◆ **GIVEN PROBLEM**
Only the lines from the one containing "What Chart.js code" through the one containing "const yTicks = [50, 100, 150];" should be output, both ends included and exactly as they appear, minus any pictures.

Stored records:
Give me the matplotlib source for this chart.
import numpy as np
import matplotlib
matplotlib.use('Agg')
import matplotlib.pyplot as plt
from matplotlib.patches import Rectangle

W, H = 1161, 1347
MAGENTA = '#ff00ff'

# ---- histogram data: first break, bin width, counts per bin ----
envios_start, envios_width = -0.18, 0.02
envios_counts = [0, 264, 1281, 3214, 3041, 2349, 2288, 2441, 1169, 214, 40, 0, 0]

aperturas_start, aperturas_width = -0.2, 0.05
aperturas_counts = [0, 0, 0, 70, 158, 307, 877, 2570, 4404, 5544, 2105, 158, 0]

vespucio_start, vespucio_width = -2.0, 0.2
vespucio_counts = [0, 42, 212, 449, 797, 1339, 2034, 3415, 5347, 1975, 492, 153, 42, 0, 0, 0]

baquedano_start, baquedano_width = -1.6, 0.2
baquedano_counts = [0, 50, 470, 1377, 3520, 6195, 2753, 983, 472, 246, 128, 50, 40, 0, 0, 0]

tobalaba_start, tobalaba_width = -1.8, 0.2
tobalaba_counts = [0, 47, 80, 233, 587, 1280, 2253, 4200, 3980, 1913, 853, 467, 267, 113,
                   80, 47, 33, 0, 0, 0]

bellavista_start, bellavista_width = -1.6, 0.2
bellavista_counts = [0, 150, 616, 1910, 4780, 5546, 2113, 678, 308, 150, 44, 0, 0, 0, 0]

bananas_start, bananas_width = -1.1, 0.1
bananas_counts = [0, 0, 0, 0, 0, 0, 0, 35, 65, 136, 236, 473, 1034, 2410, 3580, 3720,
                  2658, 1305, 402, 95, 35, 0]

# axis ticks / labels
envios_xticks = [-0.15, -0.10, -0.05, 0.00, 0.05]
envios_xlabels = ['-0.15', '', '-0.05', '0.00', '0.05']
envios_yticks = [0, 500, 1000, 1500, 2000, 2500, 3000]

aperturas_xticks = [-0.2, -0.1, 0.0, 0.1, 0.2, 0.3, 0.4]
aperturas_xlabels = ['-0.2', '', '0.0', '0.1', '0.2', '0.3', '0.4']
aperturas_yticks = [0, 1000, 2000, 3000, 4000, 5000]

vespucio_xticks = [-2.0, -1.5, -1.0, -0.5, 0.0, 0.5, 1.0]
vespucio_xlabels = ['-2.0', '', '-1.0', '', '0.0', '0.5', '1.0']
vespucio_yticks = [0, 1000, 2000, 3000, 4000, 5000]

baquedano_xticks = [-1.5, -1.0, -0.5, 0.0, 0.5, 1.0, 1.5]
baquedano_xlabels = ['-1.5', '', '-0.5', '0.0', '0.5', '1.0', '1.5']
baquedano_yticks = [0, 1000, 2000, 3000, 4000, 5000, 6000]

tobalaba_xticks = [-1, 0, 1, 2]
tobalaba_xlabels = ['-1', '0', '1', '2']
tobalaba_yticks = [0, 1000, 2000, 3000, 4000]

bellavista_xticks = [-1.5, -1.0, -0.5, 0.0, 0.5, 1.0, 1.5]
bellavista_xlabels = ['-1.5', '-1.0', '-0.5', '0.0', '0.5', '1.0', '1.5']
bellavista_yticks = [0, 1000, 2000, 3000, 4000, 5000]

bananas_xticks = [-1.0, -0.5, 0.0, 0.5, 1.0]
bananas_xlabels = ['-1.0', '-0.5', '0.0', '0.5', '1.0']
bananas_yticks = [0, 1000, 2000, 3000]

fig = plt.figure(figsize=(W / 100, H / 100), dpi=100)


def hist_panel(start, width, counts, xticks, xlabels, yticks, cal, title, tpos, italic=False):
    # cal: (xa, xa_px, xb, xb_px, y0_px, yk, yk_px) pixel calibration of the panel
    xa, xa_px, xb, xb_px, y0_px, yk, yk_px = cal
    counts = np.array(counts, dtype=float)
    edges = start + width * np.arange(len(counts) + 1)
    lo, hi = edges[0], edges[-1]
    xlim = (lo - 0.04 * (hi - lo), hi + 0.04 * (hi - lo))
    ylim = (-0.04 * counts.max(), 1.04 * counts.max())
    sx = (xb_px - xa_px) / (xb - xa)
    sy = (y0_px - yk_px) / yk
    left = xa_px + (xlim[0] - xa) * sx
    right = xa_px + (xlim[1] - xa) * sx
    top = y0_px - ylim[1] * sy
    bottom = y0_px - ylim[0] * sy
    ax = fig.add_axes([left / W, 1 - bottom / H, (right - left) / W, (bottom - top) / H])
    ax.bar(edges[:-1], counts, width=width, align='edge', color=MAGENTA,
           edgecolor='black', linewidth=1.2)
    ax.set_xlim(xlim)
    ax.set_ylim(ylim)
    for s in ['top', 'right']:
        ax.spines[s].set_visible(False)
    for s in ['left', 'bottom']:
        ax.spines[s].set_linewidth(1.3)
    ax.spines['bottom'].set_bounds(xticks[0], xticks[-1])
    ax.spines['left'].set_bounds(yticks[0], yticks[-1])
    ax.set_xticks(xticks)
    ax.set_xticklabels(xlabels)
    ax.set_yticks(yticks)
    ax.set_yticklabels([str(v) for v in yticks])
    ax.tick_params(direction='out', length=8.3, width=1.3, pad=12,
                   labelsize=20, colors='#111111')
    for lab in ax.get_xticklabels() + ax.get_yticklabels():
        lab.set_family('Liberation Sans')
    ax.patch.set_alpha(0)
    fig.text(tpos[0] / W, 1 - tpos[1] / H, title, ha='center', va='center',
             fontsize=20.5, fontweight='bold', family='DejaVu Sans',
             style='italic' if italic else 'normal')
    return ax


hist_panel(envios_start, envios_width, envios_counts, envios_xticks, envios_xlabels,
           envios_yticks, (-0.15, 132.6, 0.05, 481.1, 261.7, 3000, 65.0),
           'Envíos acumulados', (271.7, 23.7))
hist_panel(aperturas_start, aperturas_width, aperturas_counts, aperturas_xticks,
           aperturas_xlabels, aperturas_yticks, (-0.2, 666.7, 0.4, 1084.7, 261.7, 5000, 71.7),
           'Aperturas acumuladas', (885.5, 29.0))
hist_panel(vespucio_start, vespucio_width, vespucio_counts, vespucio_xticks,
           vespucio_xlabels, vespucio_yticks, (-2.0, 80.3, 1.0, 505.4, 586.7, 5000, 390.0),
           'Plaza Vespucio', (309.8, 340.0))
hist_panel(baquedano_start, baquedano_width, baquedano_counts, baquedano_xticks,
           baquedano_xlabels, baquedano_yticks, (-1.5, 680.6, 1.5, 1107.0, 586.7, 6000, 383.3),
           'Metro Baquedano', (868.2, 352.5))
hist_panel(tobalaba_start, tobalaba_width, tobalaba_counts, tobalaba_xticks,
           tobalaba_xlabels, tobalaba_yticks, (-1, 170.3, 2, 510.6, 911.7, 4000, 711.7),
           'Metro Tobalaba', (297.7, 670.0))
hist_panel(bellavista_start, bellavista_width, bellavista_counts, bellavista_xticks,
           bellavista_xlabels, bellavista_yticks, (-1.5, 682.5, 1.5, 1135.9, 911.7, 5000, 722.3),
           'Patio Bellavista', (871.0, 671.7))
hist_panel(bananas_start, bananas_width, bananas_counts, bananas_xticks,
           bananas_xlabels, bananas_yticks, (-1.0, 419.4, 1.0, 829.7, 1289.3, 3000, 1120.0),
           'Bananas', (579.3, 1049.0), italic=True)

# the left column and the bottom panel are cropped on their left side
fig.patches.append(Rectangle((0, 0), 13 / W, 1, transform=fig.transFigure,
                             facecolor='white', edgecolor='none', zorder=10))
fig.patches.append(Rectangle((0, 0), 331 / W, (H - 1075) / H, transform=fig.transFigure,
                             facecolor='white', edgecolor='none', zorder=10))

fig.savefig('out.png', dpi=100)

---

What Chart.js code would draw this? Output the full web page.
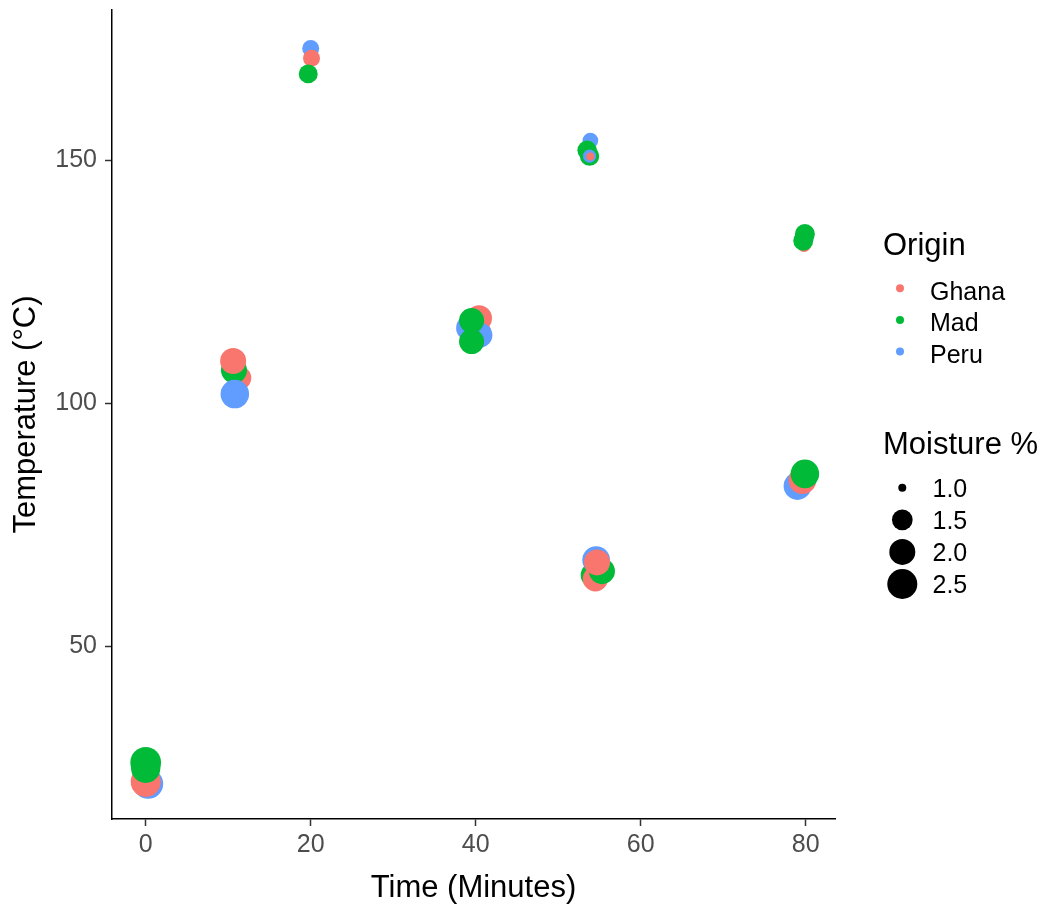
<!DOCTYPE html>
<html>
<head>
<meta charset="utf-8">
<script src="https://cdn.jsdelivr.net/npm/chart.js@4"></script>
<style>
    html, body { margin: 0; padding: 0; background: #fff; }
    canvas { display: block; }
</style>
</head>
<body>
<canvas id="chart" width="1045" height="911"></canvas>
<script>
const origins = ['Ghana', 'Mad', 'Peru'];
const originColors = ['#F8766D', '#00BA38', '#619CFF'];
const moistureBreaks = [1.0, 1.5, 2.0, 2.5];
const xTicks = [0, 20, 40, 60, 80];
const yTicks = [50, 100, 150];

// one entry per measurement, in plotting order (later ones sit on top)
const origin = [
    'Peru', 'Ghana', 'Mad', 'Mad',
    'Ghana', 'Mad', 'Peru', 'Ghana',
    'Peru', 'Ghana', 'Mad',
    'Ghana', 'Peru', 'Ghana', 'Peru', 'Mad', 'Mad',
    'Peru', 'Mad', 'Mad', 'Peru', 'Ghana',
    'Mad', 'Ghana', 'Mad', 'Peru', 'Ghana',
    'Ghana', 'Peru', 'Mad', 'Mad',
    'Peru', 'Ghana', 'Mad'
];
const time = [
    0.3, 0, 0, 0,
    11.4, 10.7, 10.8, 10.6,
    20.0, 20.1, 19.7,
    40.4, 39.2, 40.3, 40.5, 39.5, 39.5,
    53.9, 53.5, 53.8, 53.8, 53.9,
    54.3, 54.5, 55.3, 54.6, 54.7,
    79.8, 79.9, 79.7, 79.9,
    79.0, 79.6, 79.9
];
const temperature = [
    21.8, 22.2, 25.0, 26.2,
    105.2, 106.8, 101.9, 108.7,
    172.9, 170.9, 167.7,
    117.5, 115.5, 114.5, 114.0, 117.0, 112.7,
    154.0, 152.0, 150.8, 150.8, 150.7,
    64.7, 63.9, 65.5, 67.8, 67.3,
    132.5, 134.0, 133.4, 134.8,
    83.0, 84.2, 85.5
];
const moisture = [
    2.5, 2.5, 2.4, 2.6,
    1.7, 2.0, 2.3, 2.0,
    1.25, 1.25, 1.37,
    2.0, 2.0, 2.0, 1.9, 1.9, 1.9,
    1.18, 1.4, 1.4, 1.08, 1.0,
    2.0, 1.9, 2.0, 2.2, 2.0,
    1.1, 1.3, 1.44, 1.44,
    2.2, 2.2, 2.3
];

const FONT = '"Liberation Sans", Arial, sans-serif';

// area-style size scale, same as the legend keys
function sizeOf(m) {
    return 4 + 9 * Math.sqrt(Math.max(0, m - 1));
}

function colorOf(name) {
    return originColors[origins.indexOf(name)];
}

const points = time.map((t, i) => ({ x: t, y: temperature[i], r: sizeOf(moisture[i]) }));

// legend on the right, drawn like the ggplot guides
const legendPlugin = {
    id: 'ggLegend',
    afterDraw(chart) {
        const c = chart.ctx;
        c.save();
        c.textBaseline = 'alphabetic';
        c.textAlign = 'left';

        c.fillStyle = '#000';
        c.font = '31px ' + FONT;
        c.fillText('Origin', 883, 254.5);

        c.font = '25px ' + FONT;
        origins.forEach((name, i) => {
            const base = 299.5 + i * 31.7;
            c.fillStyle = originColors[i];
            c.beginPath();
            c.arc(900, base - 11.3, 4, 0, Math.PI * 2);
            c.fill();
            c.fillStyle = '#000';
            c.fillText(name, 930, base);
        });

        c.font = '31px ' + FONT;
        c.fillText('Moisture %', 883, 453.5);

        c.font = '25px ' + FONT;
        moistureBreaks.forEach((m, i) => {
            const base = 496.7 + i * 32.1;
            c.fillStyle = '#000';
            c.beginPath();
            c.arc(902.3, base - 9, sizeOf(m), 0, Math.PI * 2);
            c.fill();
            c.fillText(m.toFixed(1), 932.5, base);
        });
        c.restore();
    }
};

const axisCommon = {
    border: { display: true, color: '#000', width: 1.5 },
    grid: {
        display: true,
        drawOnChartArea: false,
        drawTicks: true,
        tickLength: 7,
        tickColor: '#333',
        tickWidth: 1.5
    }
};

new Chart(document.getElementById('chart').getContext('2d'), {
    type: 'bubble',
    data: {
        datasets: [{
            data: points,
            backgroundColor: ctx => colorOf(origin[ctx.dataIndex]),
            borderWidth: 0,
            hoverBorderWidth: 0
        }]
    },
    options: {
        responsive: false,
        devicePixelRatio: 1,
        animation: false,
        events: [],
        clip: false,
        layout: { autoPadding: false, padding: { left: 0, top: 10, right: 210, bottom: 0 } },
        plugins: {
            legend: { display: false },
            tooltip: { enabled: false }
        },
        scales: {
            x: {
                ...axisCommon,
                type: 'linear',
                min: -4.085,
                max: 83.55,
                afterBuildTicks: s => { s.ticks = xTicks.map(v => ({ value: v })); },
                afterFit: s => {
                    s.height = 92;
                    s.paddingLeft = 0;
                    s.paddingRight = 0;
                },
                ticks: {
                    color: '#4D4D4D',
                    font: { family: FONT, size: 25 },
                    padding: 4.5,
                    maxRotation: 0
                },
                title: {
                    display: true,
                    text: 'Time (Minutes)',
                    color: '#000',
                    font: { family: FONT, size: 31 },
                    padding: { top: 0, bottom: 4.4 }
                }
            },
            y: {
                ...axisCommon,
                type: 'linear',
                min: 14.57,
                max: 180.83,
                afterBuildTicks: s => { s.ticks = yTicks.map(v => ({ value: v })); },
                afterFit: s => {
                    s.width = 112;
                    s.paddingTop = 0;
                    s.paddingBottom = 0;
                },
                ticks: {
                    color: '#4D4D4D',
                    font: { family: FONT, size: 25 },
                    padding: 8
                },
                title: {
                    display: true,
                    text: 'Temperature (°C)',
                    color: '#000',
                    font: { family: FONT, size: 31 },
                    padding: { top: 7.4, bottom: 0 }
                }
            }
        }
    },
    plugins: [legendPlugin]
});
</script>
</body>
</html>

◆ **FINAL ANSWER**
What Chart.js code would draw this? Output the full web page.
<!DOCTYPE html>
<html>
<head>
<meta charset="utf-8">
<script src="https://cdn.jsdelivr.net/npm/chart.js@4"></script>
<style>
    html, body { margin: 0; padding: 0; background: #fff; }
    canvas { display: block; }
</style>
</head>
<body>
<canvas id="chart" width="1045" height="911"></canvas>
<script>
const origins = ['Ghana', 'Mad', 'Peru'];
const originColors = ['#F8766D', '#00BA38', '#619CFF'];
const moistureBreaks = [1.0, 1.5, 2.0, 2.5];
const xTicks = [0, 20, 40, 60, 80];
const yTicks = [50, 100, 150];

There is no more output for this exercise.